History offers a lesson here. The 1986 Tax Reform Act simplified the tax code and closed loopholes, prioritizing fairness over special favors. Small businesses didn’t collapse; they adapted and grew. Today, Congress could take a similar path, reforming Section 199A to limit benefits for high earners and redirect funds to working families. That approach strengthens the economy from the ground up, not from the penthouse down.
A Fairer Way to Support Small Firms
Bipartisan backers of bills like the Main Street Tax Certainty Act argue that Section 199A’s permanence is a no-brainer. Small businesses face brutal complexity in the tax code, and stability matters. They’re right about the need for clarity, but wrong about the solution. Locking in a deduction that showers benefits on the wealthy isn’t the answer. A better plan would scale back Section 199A, cap its benefits for top earners, and pair it with progressive policies like higher corporate taxes to fund childcare or infrastructure—measures that lift workers and the businesses they support.

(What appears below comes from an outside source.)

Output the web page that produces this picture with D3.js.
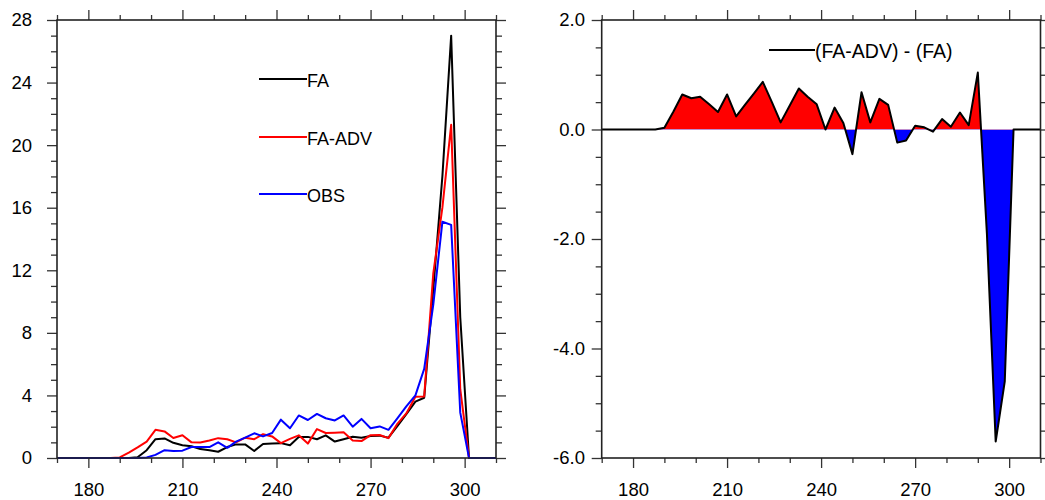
<!DOCTYPE html>
<html>
<head>
<meta charset="utf-8">
<script src="https://cdn.jsdelivr.net/npm/d3@7"></script>
<style>
html, body { margin: 0; padding: 0; background: #fff; }
svg { display: block; font-family: "Liberation Sans", Arial, Helvetica, sans-serif; }
</style>
</head>
<body>
<svg id="chart" width="1045" height="500"></svg>
<script>
// bin centres (K)
const temps = [170.0, 172.9, 175.7, 178.6, 181.4, 184.3, 187.1, 190.0, 192.9, 195.7,
    198.6, 201.4, 204.3, 207.1, 210.0, 212.9, 215.7, 218.6, 221.4, 224.3,
    227.1, 230.0, 232.9, 235.7, 238.6, 241.4, 244.3, 247.1, 250.0, 252.9,
    255.7, 258.6, 261.4, 264.3, 267.1, 270.0, 272.9, 275.7, 278.6, 281.4,
    284.3, 287.1, 290.0, 292.9, 295.7, 298.6, 301.4, 304.3, 307.1, 310.0]

const fa = [0, 0, 0, 0, 0, 0, 0, 0, 0, 0.05,
    0.5, 1.2, 1.25, 0.97, 0.82, 0.75, 0.57, 0.5, 0.4, 0.7,
    0.87, 0.87, 0.45, 0.9, 0.92, 0.95, 0.82, 1.34, 1.35, 1.2,
    1.45, 1.05, 1.2, 1.36, 1.3, 1.4, 1.43, 1.3, 2.05, 2.8,
    3.6, 3.85, 10.8, 18.0, 27.0, 9.0, 0, 0, 0, 0]

const faAdv = [0, 0, 0, 0, 0, 0, 0, 0.04, 0.34, 0.68,
    1.05, 1.8, 1.7, 1.28, 1.45, 1.0, 0.99, 1.12, 1.27, 1.2,
    1.0, 1.3, 1.2, 1.52, 1.38, 0.95, 1.22, 1.45, 0.92, 1.85,
    1.6, 1.62, 1.65, 1.12, 1.08, 1.46, 1.47, 1.27, 2.2, 2.85,
    3.92, 3.93, 11.8, 16.0, 21.3, 4.4, 0, 0, 0, 0]

const obs = [0, 0, 0, 0, 0, 0, 0, 0, 0, 0,
    0.03, 0.2, 0.5, 0.45, 0.47, 0.7, 0.7, 0.7, 1.0, 0.65,
    1.05, 1.3, 1.58, 1.38, 1.6, 2.45, 1.9, 2.72, 2.43, 2.82,
    2.54, 2.4, 2.72, 2.0, 2.5, 1.9, 2.02, 1.8, 2.55, 3.3,
    4.0, 5.7, 9.8, 15.1, 14.9, 2.9, 0, 0, 0, 0]

// (FA-ADV) - (FA)
const diff = [0, 0, 0, 0, 0, 0, 0, 0.03, 0.33, 0.64,
    0.57, 0.6, 0.46, 0.32, 0.64, 0.24, 0.45, 0.66, 0.87, 0.5,
    0.13, 0.44, 0.75, 0.6, 0.46, 0.0, 0.4, 0.12, -0.45, 0.68,
    0.13, 0.56, 0.45, -0.24, -0.2, 0.07, 0.04, -0.04, 0.19, 0.05,
    0.31, 0.08, 1.04, -1.9, -5.7, -4.6, 0, 0, 0, 0]

const xMajor = [180, 210, 240, 270, 300]
const xMinor = [170, 190, 200, 220, 230, 250, 260, 280, 290, 310]
const leftMajor = [0, 4, 8, 12, 16, 20, 24, 28]
const leftMinor = d3.range(0, 29, 1).filter(v => v % 4 !== 0)
const rightMajor = [-6, -4, -2, 0, 2]
const rightMinor = [-5.5, -5, -4.5, -3.5, -3, -2.5, -1.5, -1, -0.5, 0.5, 1, 1.5]

const leftSeries = [
    { name: 'FA', values: fa, color: '#000000', ly: 79 },
    { name: 'FA-ADV', values: faAdv, color: '#ff0000', ly: 137 },
    { name: 'OBS', values: obs, color: '#0000ff', ly: 194 }
]

const svg = d3.select('#chart')

const frameAxes = (xScale, yScale, yMajor, yMinor, yFmt, labelRight) => {
    const [xl, xr] = xScale.range(), [yb, yt] = yScale.range()
    const g = svg.append('g').attr('class', 'frame')
    const tidy = sel => {
        sel.select('.domain').remove()
        sel.selectAll('line').attr('stroke', '#333').attr('stroke-width', 1.3)
    }
    // x ticks, bottom and top
    const bottom = g.append('g').attr('transform', `translate(0,${yb})`)
        .call(d3.axisBottom(xScale).tickValues(xMajor).tickSize(10).tickFormat(d3.format('d')))
        .call(tidy)
    bottom.selectAll('text').attr('y', 37.5).attr('dy', 0)
    g.append('g').attr('transform', `translate(0,${yb})`)
        .call(d3.axisBottom(xScale).tickValues(xMinor).tickSize(5).tickFormat('')).call(tidy)
    g.append('g').attr('transform', `translate(0,${yt})`)
        .call(d3.axisTop(xScale).tickValues(xMajor).tickSize(10).tickFormat('')).call(tidy)
    g.append('g').attr('transform', `translate(0,${yt})`)
        .call(d3.axisTop(xScale).tickValues(xMinor).tickSize(5).tickFormat('')).call(tidy)
    // y ticks, left and right
    const left = g.append('g').attr('transform', `translate(${xl},0)`)
        .call(d3.axisLeft(yScale).tickValues(yMajor).tickSize(10).tickFormat(yFmt))
        .call(tidy)
    left.selectAll('text').attr('x', labelRight - xl)
    g.append('g').attr('transform', `translate(${xl},0)`)
        .call(d3.axisLeft(yScale).tickValues(yMinor).tickSize(6).tickFormat('')).call(tidy)
    g.append('g').attr('transform', `translate(${xr},0)`)
        .call(d3.axisRight(yScale).tickValues(yMajor).tickSize(10).tickFormat('')).call(tidy)
    g.append('g').attr('transform', `translate(${xr},0)`)
        .call(d3.axisRight(yScale).tickValues(yMinor).tickSize(6).tickFormat('')).call(tidy)

    g.selectAll('text')
        .attr('fill', '#000')
        .style('font-size', '18.5px')
        .style('font-family', '"Liberation Sans", Arial, sans-serif')

    g.append('rect')
        .attr('x', xl).attr('y', yt)
        .attr('width', xr - xl).attr('height', yb - yt)
        .attr('fill', 'none').attr('stroke', '#222').attr('stroke-width', 1.6)
}

// ---- left panel: frequency distributions
const xL = d3.scaleLinear().domain([170, 310]).range([57, 496])
const yL = d3.scaleLinear().domain([0, 28]).range([458, 20])

const lineL = vals => d3.line()
    .x((d, i) => xL(temps[i]))
    .y(d => yL(d))(vals)

leftSeries.forEach(s => {
    svg.append('path')
        .attr('d', lineL(s.values))
        .attr('fill', 'none')
        .attr('stroke', s.color)
        .attr('stroke-width', 2)
        .attr('stroke-linejoin', 'round')
})

frameAxes(xL, yL, leftMajor, leftMinor, d3.format('d'), 32)

// legend
leftSeries.forEach(s => {
    svg.append('line')
        .attr('x1', 259).attr('x2', 307)
        .attr('y1', s.ly).attr('y2', s.ly)
        .attr('stroke', s.color).attr('stroke-width', 2)
    svg.append('text')
        .attr('x', 307).attr('y', s.ly + 2)
        .attr('dy', '0.35em')
        .style('font-size', '18px')
        .text(s.name)
})

// ---- right panel: difference
const xR = d3.scaleLinear().domain([170, 310]).range([601.7, 1040.5])
const yR = d3.scaleLinear().domain([-6, 2]).range([458, 20])
const zeroY = yR(0)

const defs = svg.append('defs')
defs.append('clipPath').attr('id', 'clipAbove')
    .append('rect').attr('x', xR.range()[0]).attr('y', yR(2))
    .attr('width', xR.range()[1] - xR.range()[0]).attr('height', zeroY - yR(2))
defs.append('clipPath').attr('id', 'clipBelow')
    .append('rect').attr('x', xR.range()[0]).attr('y', zeroY)
    .attr('width', xR.range()[1] - xR.range()[0]).attr('height', yR(-6) - zeroY)

const areaR = d3.area()
    .x((d, i) => xR(temps[i]))
    .y0(zeroY)
    .y1(d => yR(d))

svg.append('path').attr('d', areaR(diff))
    .attr('fill', '#ff0000').attr('clip-path', 'url(#clipAbove)')
svg.append('path').attr('d', areaR(diff))
    .attr('fill', '#0000ff').attr('clip-path', 'url(#clipBelow)')

svg.append('path')
    .attr('d', d3.line().x((d, i) => xR(temps[i])).y(d => yR(d))(diff))
    .attr('fill', 'none')
    .attr('stroke', '#000')
    .attr('stroke-width', 2)
    .attr('stroke-linejoin', 'round')

frameAxes(xR, yR, rightMajor, rightMinor, d => d.toFixed(1), 585)

svg.append('line')
    .attr('x1', 769).attr('x2', 815)
    .attr('y1', 50).attr('y2', 50)
    .attr('stroke', '#000').attr('stroke-width', 2)
svg.append('text')
    .attr('x', 815).attr('y', 51)
    .attr('dy', '0.35em')
    .style('font-size', '19.5px')
    .text('(FA-ADV) - (FA)')
</script>
</body>
</html>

Democratic critics have long flagged the deduction’s flaws. It encourages wealthy owners to game the system by reclassifying income, adding complexity for little gain. The average small business, drowning in paperwork, gets minimal relief. Simplifying the tax code and targeting aid to low- and middle-income entrepreneurs would spark real growth, not just pad the profits of the elite. Congress has the tools to make this happen, but it requires courage to stand up to powerful interests.
The political landscape is tricky. Republicans’ grip on Congress and the White House gives them an edge to push a tax bill through reconciliation. Yet their slim margins and internal squabbles over spending cuts open the door for Democrats to fight for fairness. Lawmakers must seize this chance to prioritize workers and small firms over corporate giants and wealthy owners. Anything less is a disservice to the people who power our economy.
Time to Put Main Street First
Trump’s tax plan, with Section 199A at its heart, is a slick bait-and-switch. It dangles relief for small businesses but hands the real prize to the rich. As someone who’s watched tax policy debates for years, I’m fed up with seeing workers and small firms get the short end of the stick. We need a tax system that lifts every community, not just the privileged few. Congress has a shot to set things right, to craft a policy that truly backs Main Street.
With TCJA provisions set to expire in December 2025, the stakes are high. Lawmakers face a clear choice: deepen inequality or build a fairer economy. For the sake of small businesses, workers, and the communities they sustain, let’s hope they choose the path of justice. Main Street isn’t just a catchphrase; it’s the lifeblood of America, and it deserves a tax policy that honors its role.